Stanford University law professor Pamela Karlan said Roberts’s health-care compromise was “certainly designed to make the court look less political. But in fact it is setting the seeds for the future.”
Another case, testing the Federal Communications Commission’s continued authority to police the broadcast airwaves, ended in something of a fizzle. Despite extensive briefing on the subject, the justices passed on deciding whether the commission’s regulations violated the First Amendment, essentially giving the agency a chance to come up with new and clearer regulations.
Liberals were on the prevailing side in several key criminal justice cases.
The court extended its line of cases requiring courts to treat juvenile offenders different from adults by banning mandatory life sentences even if the conviction is for murder. By a separate 5 to 4 vote, it extended the right to effective counsel to plea offers, recognizing that only a small percentage of criminal cases go to trial.
And Kennedy joined the liberals to rule that Congress intended more lenient sentences it created for crack-cocaine offenders to apply even for some of those who committed their crimes before the law was signed.
Those victories hardly make a trend.
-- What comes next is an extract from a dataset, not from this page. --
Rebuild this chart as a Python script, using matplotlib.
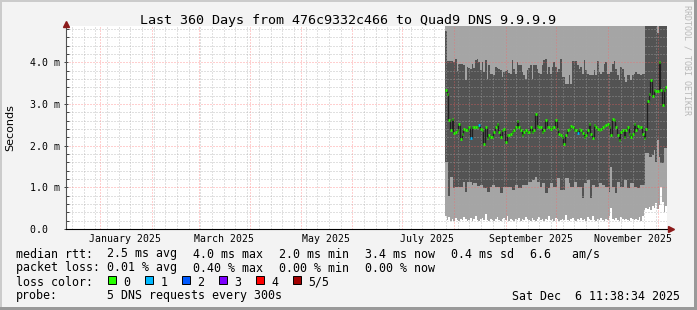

According to the SCOTUSblog numbers, Kennedy and Roberts were most likely to be in the majority, while Ginsburg and Breyer were the least likely.
In some controversial cases, the court was united.
It decided unanimously that religious organizations have broad freedom to choose those who carry out their faith missions and that federal discrimination laws do not apply when the organizations fire some employees.
All nine voted that those accused of violating some Environmental Protection Agency standards have an immediate right to challenge the findings in court.
And all agreed government prosecutors needed a valid warrant to use a Global Positioning System device on a suspected drug dealer’s vehicle to track his whereabouts for a month. It was the first of what will probably be more decisions on how modern technology coexists with privacy rights.
The lineups suggest that the court “is more dynamic and complex” than many believe when consigning the justices to “liberal and conservative molds,” said Gregory G. Garre, solicitor general under President George W. Bush.
Such roles will be questioned again next term, as the court is expected to consider a host of politically divisive issues, such as affirmative action in college admissions and challenges to voting laws and the Voting Rights Act.
Just as justices were finishing their work Friday, they received a petition asking them to review lower court decisions that declared the Defense of Marriage Act unconstitutional. It denies federal recognition of same-sex marriages performed in those states where it is legal.
“Controversy has a way of finding the court,” said Steven R. Shapiro, national legal director of the American Civil Liberties Union. “And next term is shaping up to be another blockbuster year.”